A colorful barn quilt doesn’t just happen along a dusty country road, and Suzi Parron is all about hunting down the stories behind those works of art.
In words and photos taken over a decade, Parron has captured this slice of Americana in two published works. On June 28, she’ll visit Elkhart Public Library to talk about her travels on the Barn Quilt Trail.
“Some are so visually stunning. I’ve literally seen thousands of barn quilts, and I still get knocked over by it,” Parron says. “Most of them are going to have a story, whether it’s a family quilt honoring a grandmother or great-grandmother or a community project everyone worked together to make.”
As a former high school teacher with a master’s degree in English, Parron says she always felt she’d write a book someday. Traveling through Kentucky about a decade ago, she stopped to ask about a particular design she saw and the homeowner’s pride inspired her to find out more.
No books had been written about barn quilt art or history.
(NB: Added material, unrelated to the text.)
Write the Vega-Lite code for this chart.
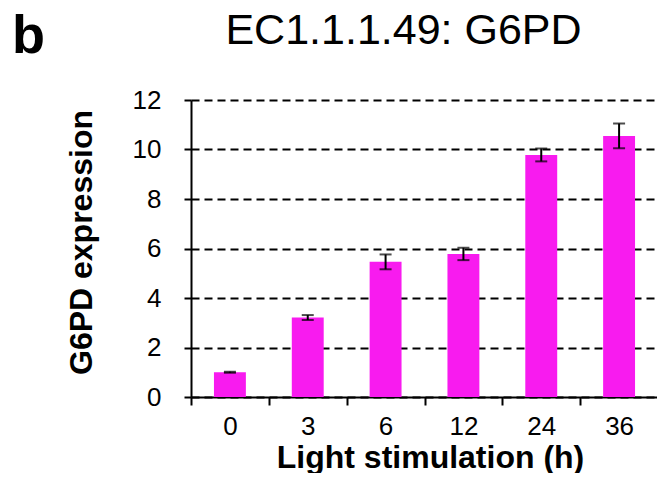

As luck would have it. Parron discovered Ohio University was looking to support the research, “an amazing coalescence of things at one time,” she says.
She wrote her first book during summer break and stolen weekends during the school year. Life hasn’t been the same since.
Parron lives in an RV, traveling the country with her husband. She’s not currently working on a book, as the speaking stops and craft sessions at quilters’ guilds, libraries and community centers keep her busy. She’ll have nearly 100 events this year, and she’s currently booked through 2018.
Along the way, she’s found people and communities connecting over quilt designs. She’s visited Elkhart on her travels, and took pleasure in seeing the Quilt Gardens on display throughout the county which, this year, celebrate their 10th anniversary.
“I find those gardens to be very similarly related to barn quilts because they’re about community,” Parron says. “People are inspired to create, and it’s a wonderful way to very visibly and publicly honor your heritage. There aren’t too many opportunities to do that nowadays.”
During Parron’s one-hour presentation, which begins at 6:30 p.m. June 28, at the downtown Elkhart library, she’ll describe the stories she’s heard about people from California to Alabama. The library stop includes a book signing, as well.